» **Data supplied**
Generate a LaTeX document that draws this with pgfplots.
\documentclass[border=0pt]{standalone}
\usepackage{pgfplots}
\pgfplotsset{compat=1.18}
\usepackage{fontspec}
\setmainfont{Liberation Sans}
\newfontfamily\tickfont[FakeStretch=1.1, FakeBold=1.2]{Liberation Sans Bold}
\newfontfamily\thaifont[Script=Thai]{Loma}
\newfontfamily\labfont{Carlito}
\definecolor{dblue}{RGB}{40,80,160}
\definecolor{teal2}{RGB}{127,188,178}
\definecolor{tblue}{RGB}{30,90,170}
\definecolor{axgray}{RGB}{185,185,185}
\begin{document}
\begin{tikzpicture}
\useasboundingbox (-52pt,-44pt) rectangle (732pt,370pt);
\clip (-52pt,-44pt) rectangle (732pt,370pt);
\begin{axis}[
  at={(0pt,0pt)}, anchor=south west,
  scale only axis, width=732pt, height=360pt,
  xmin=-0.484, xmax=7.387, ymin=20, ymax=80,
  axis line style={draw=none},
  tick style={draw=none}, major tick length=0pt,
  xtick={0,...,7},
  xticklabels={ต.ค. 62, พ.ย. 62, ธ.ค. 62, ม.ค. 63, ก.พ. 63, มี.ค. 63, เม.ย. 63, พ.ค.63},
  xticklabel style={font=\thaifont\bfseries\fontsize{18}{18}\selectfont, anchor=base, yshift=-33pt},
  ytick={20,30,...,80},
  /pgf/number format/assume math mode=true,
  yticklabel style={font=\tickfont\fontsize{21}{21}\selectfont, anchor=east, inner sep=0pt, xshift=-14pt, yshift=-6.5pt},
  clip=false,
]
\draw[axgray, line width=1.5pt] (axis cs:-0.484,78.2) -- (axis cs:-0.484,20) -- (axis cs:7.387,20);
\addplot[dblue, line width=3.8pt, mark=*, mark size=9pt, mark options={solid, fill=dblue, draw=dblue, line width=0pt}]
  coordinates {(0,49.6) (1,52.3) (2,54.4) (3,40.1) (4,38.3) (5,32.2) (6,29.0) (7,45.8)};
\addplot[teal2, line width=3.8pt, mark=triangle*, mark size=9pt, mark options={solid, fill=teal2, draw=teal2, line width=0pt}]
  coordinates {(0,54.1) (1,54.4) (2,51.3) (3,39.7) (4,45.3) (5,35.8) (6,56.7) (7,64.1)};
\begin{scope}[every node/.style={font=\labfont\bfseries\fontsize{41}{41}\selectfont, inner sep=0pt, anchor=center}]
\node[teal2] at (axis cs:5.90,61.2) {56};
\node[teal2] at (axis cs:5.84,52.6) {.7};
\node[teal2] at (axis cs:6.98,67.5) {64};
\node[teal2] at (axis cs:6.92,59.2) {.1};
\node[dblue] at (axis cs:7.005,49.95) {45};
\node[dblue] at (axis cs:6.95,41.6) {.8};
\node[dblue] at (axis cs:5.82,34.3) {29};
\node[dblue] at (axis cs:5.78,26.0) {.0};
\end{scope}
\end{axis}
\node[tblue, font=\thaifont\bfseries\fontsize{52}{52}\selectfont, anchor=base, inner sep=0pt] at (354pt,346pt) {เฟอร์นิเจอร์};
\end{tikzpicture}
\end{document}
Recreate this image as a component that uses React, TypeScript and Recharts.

» **Aim of the task**
Find each line with the string "this" and copy it out.

» **Task response**
Generate a LaTeX document that draws this with pgfplots.
Recreate this image as a component that uses React, TypeScript and Recharts.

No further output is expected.